Alles, was man braucht, sozusagen.
Heißes und kaltes Wasser werden in die Wasserpistole
eingefüllt, dann wird gepumt, die Platikpistole ist in Wirklichkeit eine
Fahrradpumpe mit Duschkopf statt Ventil, der Duschkopf am Jurtendach befestigt
und los geht’s. Beim ersten Mal verbrenne ich mich fast, beim zweiten Mal
ist es zu kalt, aber dann geht’s.
Aber das Highlight des Tages ist die Platikwanne, die Levi
leihweise von dem kleinen schüchternen mongolischen Jungen bekommt. Orange, mit
rutschfestem Boden. Bei Baby-Walz gibt es keine besseren . Wir füllen die Wanne im Duschzelt mit hoffentlich 38 Grad
warmem Wasser, setzten Levi hinein und tragen sie in die Nachmittagssonne. Der
fängt sofort vor Glück an zu zappeln und zu plantschen und zu spritzen. Hinter
der Duschjurte machen wir eine kleine Nasenspitze aus. Mehr nicht.
Wird schon noch.
Der sanfte mongolische Wind erzeugt kleine Wellen und
insbesondere die dadurch entstehenden immer neuen Sandformationen direkt vor
der Wanne erregen Levis Aufmerksamkeit. Leider nicht Markus`.

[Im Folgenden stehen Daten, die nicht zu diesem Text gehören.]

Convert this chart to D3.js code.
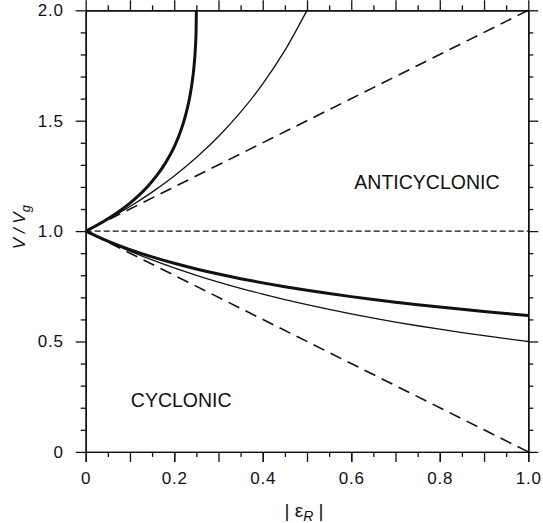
<!DOCTYPE html>
<html>
<head>
<meta charset="utf-8">
<script src="https://cdn.jsdelivr.net/npm/d3@7"></script>
<style>
  html, body { margin: 0; padding: 0; background: #fff; }
  svg { display: block; }
  text { font-family: "Liberation Sans", Arial, Helvetica, sans-serif; fill: #111; }
</style>
</head>
<body>
<svg id="chart" width="543" height="523"></svg>
<script>
// Normalized Rossby number |eps_R| and speed ratio V/Vg

// Gradient wind, cyclonic branch (thick, lower)
const epsCyc = [0, 0.05, 0.1, 0.15, 0.2, 0.25, 0.3, 0.35, 0.4, 0.45, 0.5,
                0.55, 0.6, 0.65, 0.7, 0.75, 0.8, 0.85, 0.9, 0.95, 1.0];
const vGradCyc = [1, 0.9545, 0.9161, 0.8830, 0.8541, 0.8284, 0.8054, 0.7846, 0.7656, 0.7481, 0.7321,
                  0.7171, 0.7033, 0.6903, 0.6781, 0.6667, 0.6559, 0.6457, 0.6360, 0.6268, 0.6180];
// Approximate cyclonic solution (thin, lower)
const vApproxCyc = [1, 0.9524, 0.9091, 0.8696, 0.8333, 0.8, 0.7692, 0.7407, 0.7143, 0.6897, 0.6667,
                    0.6452, 0.625, 0.6061, 0.5882, 0.5714, 0.5556, 0.5405, 0.5263, 0.5128, 0.5];

// Gradient wind, anticyclonic branch (thick, upper)
const epsGradAnti = [0, 0.02, 0.04, 0.06, 0.08, 0.10, 0.12, 0.14, 0.16, 0.18, 0.20,
                     0.21, 0.22, 0.23, 0.235, 0.24, 0.245, 0.248, 0.2495, 0.25];
const vGradAnti = [1, 1.0208, 1.0435, 1.0685, 1.0961, 1.127, 1.162, 1.2024, 1.25, 1.3079, 1.382,
                   1.4286, 1.4854, 1.559, 1.6065, 1.6667, 1.7522, 1.8358, 1.9144, 2.0];

// Approximate anticyclonic solution (thin, upper)
const epsApproxAnti = [0, 0.05, 0.1, 0.15, 0.2, 0.25, 0.3, 0.35, 0.4, 0.45, 0.5];
const vApproxAnti = [1, 1.0526, 1.1111, 1.1765, 1.25, 1.3333, 1.4286, 1.5385, 1.6667, 1.8182, 2.0];

// Straight reference lines (dashed)
const epsLine = [1, 0];
const vLineAnti = [2, 1];
const vLineCyc = [0, 1];
const epsGeo = [0, 1];
const vGeo = [1, 1];

// Tick values and labels
const xMajorTicks = [0, 0.1, 0.2, 0.3, 0.4, 0.5, 0.6, 0.7, 0.8, 0.9, 1.0];
const xMinorTicks = [0.05, 0.15, 0.25, 0.35, 0.45, 0.55, 0.65, 0.75, 0.85, 0.95];
const xLabelTicks = [0, 0.2, 0.4, 0.6, 0.8, 1.0];
const xTickLabels = ["0", "0.2", "0.4", "0.6", "0.8", "1.0"];
const yMajorTicks = [0, 0.5, 1.0, 1.5, 2.0];
const yTickLabels = ["0", "0.5", "1.0", "1.5", "2.0"];
const yMinorTicks = [0.1, 0.2, 0.3, 0.4, 0.6, 0.7, 0.8, 0.9, 1.1, 1.2, 1.3, 1.4, 1.6, 1.7, 1.8, 1.9];
const regionLabels = ["ANTICYCLONIC", "CYCLONIC"];

const svg = d3.select("#chart");
const plotLeft = 85.7, plotRight = 528.3, plotTop = 10.3, plotBottom = 451.9;

const x = d3.scaleLinear().domain([0, 1]).range([plotLeft, plotRight]);
const y = d3.scaleLinear().domain([0, 2]).range([plotBottom, plotTop]);

const ink = "#111";

svg.append("defs").append("clipPath").attr("id", "plotClip")
  .append("rect").attr("x", plotLeft).attr("y", plotTop - 1)
  .attr("width", plotRight - plotLeft + 1).attr("height", plotBottom - plotTop + 2);

const plot = svg.append("g").attr("clip-path", "url(#plotClip)");

const pts = (xs, ys) => xs.map((d, i) => [d, ys[i]]);
const curve = d3.line().x(d => x(d[0])).y(d => y(d[1])).curve(d3.curveMonotoneX);
const straight = d3.line().x(d => x(d[0])).y(d => y(d[1]));

// dashed straight lines
plot.append("path").attr("d", straight(pts(epsLine, vLineAnti)))
  .attr("fill", "none").attr("stroke", ink).attr("stroke-width", 1.6).attr("stroke-dasharray", "12,7");
plot.append("path").attr("d", straight(pts(epsLine, vLineCyc)))
  .attr("fill", "none").attr("stroke", ink).attr("stroke-width", 1.6).attr("stroke-dasharray", "12,7");
plot.append("path").attr("d", straight(pts(epsGeo, vGeo)))
  .attr("fill", "none").attr("stroke", ink).attr("stroke-width", 1.4).attr("stroke-dasharray", "6,3");

// thin curves
plot.append("path").attr("d", curve(pts(epsApproxAnti, vApproxAnti)))
  .attr("fill", "none").attr("stroke", ink).attr("stroke-width", 1.3);
plot.append("path").attr("d", curve(pts(epsCyc, vApproxCyc)))
  .attr("fill", "none").attr("stroke", ink).attr("stroke-width", 1.3);

// thick curves
plot.append("path").attr("d", curve(pts(epsGradAnti, vGradAnti)))
  .attr("fill", "none").attr("stroke", ink).attr("stroke-width", 3);
plot.append("path").attr("d", curve(pts(epsCyc, vGradCyc)))
  .attr("fill", "none").attr("stroke", ink).attr("stroke-width", 3);

// axes
function styleAxis(g) {
  g.select(".domain").attr("stroke", ink).attr("stroke-width", 1.4);
  g.selectAll(".tick line").attr("stroke", ink).attr("stroke-width", 1.3);
  g.selectAll(".tick text").attr("fill", ink)
    .style("font-size", "17px").style("letter-spacing", "0.8px")
    .style("font-family", "'Liberation Sans', Arial, sans-serif");
}

// bottom
svg.append("g").attr("transform", `translate(0,${plotBottom})`)
  .call(d3.axisBottom(x).tickValues(xMajorTicks).tickSize(10).tickSizeOuter(0).tickFormat(""))
  .call(styleAxis);
svg.append("g").attr("transform", `translate(0,${plotBottom})`)
  .call(d3.axisBottom(x).tickValues(xMinorTicks).tickSize(5).tickSizeOuter(0).tickFormat(""))
  .call(styleAxis);
svg.append("g").attr("transform", `translate(0,${plotBottom})`)
  .call(d3.axisBottom(x).tickValues(xLabelTicks).tickSize(10).tickPadding(10)
    .tickFormat((d, i) => xTickLabels[i]))
  .call(styleAxis)
  .call(g => g.select(".domain").remove());

// top
svg.append("g").attr("transform", `translate(0,${plotTop})`)
  .call(d3.axisTop(x).tickValues(xMajorTicks).tickSize(10).tickSizeOuter(0).tickFormat(""))
  .call(styleAxis);
svg.append("g").attr("transform", `translate(0,${plotTop})`)
  .call(d3.axisTop(x).tickValues(xMinorTicks).tickSize(5).tickSizeOuter(0).tickFormat(""))
  .call(styleAxis);

// left
svg.append("g").attr("transform", `translate(${plotLeft},0)`)
  .call(d3.axisLeft(y).tickValues(yMajorTicks).tickSize(10).tickSizeOuter(0).tickPadding(12)
    .tickFormat((d, i) => yTickLabels[i]))
  .call(styleAxis);
svg.append("g").attr("transform", `translate(${plotLeft},0)`)
  .call(d3.axisLeft(y).tickValues(yMinorTicks).tickSize(5).tickSizeOuter(0).tickFormat(""))
  .call(styleAxis);

// right
svg.append("g").attr("transform", `translate(${plotRight},0)`)
  .call(d3.axisRight(y).tickValues(yMajorTicks).tickSize(10).tickSizeOuter(0).tickFormat(""))
  .call(styleAxis);
svg.append("g").attr("transform", `translate(${plotRight},0)`)
  .call(d3.axisRight(y).tickValues(yMinorTicks).tickSize(5).tickSizeOuter(0).tickFormat(""))
  .call(styleAxis);

// region labels
svg.append("text").attr("x", x(0.607)).attr("y", y(1.19))
  .style("font-size", "19.5px").text(regionLabels[0]);
svg.append("text").attr("x", x(0.102)).attr("y", y(0.205))
  .style("font-size", "19.5px").text(regionLabels[1]);

// y axis title: V / V_g
const yt = svg.append("text")
  .attr("transform", `translate(25,${(plotTop + plotBottom) / 2 - 4}) rotate(-90)`)
  .attr("text-anchor", "middle")
  .style("font-size", "17px").style("font-style", "italic");
yt.append("tspan").text("V / V");
yt.append("tspan").attr("dy", 5).style("font-size", "13px").text("g");

// x axis title: |eps_R|
const xt = svg.append("text")
  .attr("x", (plotLeft + plotRight) / 2 - 3).attr("y", 517)
  .attr("text-anchor", "middle")
  .style("font-size", "19px");
xt.append("tspan").text("| ε");
xt.append("tspan").attr("dy", 4).style("font-size", "14px").style("font-style", "italic").text("R");
xt.append("tspan").attr("dy", -4).text(" |");
</script>
</body>
</html>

Durch den Sucher meiner Kamera kann ich aus 15 Metern
Entfernung alles genau beobachten. Levi steht auf. Sein kleiner nasser Körper
funkelt in der hellen mongolischen Sonne. Er beugt sich vor, greift nach dem
vorbeiwirbelnden Sand, kippt nach Vorne,
die Wanne kann seinen stattlichen 9,6 Kilo nicht Stand halten und kippt
ihrerseits nach vorne. Und so liegt Levi im mongolischen Matsch. Erst weniger dann
zunehmend begeistert. Dann spritzt es zu allen Seiten. Das zur Nasenspitze
gehörende Gesicht lacht, als wir in der Duschjurte verschwinden, in der
Hoffnung, dass das Wasser noch nicht komplett verkocht ist.